> [Task brief]
What lies from the line containing "Give me the" through the line containing "ax.set_facecolor(BG)"? Print exactly those lines, with both ends, and no others.

> [Stored records]
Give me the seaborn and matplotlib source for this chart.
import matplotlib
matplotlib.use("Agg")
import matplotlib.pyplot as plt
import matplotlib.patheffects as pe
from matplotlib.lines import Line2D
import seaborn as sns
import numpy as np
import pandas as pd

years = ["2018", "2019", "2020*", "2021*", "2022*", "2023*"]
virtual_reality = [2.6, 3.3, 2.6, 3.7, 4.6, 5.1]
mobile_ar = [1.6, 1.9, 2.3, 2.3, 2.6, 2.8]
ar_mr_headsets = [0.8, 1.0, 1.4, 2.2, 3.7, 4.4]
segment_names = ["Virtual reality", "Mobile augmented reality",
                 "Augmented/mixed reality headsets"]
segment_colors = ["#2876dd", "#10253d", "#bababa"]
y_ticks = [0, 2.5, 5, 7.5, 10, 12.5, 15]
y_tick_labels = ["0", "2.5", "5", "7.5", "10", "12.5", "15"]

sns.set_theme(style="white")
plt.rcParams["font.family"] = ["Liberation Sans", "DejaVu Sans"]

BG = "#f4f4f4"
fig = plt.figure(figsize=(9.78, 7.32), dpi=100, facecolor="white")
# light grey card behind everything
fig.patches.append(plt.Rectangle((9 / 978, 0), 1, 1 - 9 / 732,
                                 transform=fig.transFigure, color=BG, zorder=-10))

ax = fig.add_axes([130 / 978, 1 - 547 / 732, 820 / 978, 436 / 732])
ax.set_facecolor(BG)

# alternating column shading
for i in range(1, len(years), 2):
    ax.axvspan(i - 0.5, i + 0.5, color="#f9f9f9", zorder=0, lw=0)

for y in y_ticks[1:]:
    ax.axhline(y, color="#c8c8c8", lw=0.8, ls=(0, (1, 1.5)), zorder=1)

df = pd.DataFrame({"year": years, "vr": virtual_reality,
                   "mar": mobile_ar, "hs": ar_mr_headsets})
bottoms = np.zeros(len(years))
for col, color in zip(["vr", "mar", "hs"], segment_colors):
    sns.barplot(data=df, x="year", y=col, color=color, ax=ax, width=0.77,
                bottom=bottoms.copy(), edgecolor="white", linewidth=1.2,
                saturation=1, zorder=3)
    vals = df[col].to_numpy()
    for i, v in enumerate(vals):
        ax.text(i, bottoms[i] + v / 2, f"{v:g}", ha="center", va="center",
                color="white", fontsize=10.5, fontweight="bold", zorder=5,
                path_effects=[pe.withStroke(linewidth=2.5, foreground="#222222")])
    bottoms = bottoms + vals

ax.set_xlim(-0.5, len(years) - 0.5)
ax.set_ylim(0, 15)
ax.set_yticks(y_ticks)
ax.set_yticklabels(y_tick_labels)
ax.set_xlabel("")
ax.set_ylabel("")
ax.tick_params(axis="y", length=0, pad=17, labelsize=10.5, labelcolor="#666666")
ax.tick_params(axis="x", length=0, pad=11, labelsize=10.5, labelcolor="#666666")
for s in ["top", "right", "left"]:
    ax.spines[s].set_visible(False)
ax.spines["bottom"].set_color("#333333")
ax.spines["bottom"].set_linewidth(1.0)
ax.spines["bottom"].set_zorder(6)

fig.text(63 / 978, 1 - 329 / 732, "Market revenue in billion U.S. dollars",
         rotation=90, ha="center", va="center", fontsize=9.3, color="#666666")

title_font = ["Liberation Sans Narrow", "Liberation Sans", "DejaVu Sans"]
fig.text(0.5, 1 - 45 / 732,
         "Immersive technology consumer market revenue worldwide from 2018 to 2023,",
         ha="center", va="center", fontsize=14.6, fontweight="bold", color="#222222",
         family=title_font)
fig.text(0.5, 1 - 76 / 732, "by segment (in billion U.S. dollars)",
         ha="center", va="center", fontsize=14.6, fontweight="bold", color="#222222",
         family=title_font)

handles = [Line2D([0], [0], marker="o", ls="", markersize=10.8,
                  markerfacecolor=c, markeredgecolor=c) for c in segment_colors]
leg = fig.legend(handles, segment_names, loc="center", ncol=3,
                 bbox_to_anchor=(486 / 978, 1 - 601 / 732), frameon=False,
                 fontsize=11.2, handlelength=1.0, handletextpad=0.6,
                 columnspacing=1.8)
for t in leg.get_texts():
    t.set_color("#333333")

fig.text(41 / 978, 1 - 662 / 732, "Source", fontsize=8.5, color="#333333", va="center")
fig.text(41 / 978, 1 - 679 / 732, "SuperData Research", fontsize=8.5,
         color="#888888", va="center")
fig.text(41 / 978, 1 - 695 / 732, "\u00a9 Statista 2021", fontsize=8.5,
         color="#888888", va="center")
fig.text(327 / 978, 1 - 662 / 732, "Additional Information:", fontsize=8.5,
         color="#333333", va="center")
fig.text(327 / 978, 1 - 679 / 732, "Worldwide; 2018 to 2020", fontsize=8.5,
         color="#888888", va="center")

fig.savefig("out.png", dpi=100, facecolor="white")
...
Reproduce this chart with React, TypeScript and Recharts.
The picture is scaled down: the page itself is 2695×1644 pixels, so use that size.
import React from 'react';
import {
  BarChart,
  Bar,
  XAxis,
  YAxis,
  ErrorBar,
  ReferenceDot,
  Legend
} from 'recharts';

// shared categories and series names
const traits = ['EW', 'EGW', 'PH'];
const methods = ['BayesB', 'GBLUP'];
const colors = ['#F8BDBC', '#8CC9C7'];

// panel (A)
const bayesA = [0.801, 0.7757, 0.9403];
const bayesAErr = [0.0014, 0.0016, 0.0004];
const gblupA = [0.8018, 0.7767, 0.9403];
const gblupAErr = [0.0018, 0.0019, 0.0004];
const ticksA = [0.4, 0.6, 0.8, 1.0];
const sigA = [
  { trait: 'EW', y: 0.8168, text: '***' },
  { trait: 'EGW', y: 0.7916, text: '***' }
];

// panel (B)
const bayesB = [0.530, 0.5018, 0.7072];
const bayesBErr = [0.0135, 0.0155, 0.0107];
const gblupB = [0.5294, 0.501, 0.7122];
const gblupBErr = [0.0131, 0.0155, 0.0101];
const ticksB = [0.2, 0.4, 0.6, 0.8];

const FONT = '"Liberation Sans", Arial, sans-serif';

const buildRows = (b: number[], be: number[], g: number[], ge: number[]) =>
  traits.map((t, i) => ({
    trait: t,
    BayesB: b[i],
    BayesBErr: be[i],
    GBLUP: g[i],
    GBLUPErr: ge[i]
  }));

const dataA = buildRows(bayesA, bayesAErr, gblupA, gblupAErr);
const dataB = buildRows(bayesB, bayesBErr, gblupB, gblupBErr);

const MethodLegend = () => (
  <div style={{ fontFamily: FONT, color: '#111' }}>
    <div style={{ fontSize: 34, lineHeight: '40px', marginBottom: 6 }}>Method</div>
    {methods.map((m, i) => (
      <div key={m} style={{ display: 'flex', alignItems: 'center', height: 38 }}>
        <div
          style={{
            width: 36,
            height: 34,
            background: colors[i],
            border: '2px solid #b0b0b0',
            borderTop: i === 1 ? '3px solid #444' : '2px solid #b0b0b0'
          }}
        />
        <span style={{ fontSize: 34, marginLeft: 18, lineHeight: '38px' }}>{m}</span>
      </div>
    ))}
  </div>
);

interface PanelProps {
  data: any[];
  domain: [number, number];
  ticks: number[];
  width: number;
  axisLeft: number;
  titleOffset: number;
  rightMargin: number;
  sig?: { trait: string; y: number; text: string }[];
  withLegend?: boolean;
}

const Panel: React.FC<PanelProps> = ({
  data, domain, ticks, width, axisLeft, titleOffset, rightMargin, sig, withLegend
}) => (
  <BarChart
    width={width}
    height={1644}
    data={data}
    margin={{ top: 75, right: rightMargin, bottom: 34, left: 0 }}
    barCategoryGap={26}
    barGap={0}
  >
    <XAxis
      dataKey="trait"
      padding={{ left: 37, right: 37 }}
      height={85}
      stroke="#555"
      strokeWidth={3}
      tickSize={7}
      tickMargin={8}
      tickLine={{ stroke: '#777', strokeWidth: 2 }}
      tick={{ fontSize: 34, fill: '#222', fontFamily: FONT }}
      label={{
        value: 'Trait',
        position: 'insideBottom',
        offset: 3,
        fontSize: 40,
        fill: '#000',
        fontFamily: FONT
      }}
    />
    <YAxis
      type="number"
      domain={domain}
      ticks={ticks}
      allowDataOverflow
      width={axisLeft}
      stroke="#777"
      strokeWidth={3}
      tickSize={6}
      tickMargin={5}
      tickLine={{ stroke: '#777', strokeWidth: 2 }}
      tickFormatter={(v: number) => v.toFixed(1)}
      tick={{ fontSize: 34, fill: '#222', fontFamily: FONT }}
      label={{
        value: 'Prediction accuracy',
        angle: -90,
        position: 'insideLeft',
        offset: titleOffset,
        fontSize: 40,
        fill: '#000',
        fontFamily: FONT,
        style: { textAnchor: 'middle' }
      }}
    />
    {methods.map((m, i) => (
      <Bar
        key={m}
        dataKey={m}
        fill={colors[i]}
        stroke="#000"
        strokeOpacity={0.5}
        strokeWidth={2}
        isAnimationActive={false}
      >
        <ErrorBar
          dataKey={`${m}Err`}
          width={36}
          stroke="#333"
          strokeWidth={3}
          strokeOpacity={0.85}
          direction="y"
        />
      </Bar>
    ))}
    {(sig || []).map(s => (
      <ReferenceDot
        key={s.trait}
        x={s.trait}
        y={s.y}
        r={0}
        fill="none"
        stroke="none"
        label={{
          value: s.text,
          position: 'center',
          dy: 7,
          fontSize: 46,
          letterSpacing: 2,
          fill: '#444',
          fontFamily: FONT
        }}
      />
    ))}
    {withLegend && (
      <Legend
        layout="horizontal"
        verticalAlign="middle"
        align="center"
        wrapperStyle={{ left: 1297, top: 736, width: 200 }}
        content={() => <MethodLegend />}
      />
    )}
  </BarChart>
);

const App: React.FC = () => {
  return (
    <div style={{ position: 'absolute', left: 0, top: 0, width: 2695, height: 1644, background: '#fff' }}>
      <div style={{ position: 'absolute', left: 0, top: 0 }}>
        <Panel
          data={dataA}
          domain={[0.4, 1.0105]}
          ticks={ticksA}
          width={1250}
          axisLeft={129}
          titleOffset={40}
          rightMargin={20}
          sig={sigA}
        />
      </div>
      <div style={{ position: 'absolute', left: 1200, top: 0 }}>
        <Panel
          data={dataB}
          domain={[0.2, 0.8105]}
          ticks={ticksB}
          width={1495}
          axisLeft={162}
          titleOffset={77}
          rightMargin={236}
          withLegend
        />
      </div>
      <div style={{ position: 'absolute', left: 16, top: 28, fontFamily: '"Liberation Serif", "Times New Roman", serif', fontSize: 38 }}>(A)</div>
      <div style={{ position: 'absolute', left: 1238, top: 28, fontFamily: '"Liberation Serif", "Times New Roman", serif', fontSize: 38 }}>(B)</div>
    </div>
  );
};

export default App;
==
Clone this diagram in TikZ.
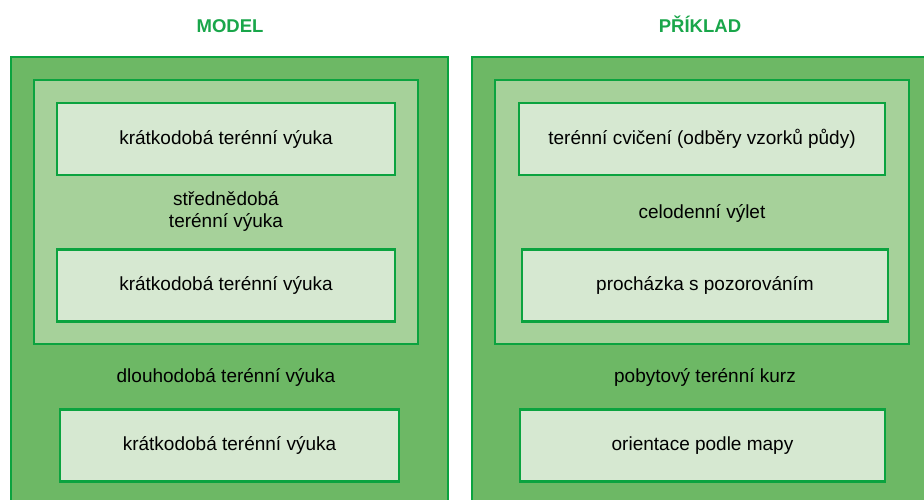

> [Exercise response]
Give me the seaborn and matplotlib source for this chart.
import matplotlib
matplotlib.use("Agg")
import matplotlib.pyplot as plt
import matplotlib.patheffects as pe
from matplotlib.lines import Line2D
import seaborn as sns
import numpy as np
import pandas as pd

years = ["2018", "2019", "2020*", "2021*", "2022*", "2023*"]
virtual_reality = [2.6, 3.3, 2.6, 3.7, 4.6, 5.1]
mobile_ar = [1.6, 1.9, 2.3, 2.3, 2.6, 2.8]
ar_mr_headsets = [0.8, 1.0, 1.4, 2.2, 3.7, 4.4]
segment_names = ["Virtual reality", "Mobile augmented reality",
                 "Augmented/mixed reality headsets"]
segment_colors = ["#2876dd", "#10253d", "#bababa"]
y_ticks = [0, 2.5, 5, 7.5, 10, 12.5, 15]
y_tick_labels = ["0", "2.5", "5", "7.5", "10", "12.5", "15"]

sns.set_theme(style="white")
plt.rcParams["font.family"] = ["Liberation Sans", "DejaVu Sans"]

BG = "#f4f4f4"
fig = plt.figure(figsize=(9.78, 7.32), dpi=100, facecolor="white")
# light grey card behind everything
fig.patches.append(plt.Rectangle((9 / 978, 0), 1, 1 - 9 / 732,
                                 transform=fig.transFigure, color=BG, zorder=-10))

ax = fig.add_axes([130 / 978, 1 - 547 / 732, 820 / 978, 436 / 732])
ax.set_facecolor(BG)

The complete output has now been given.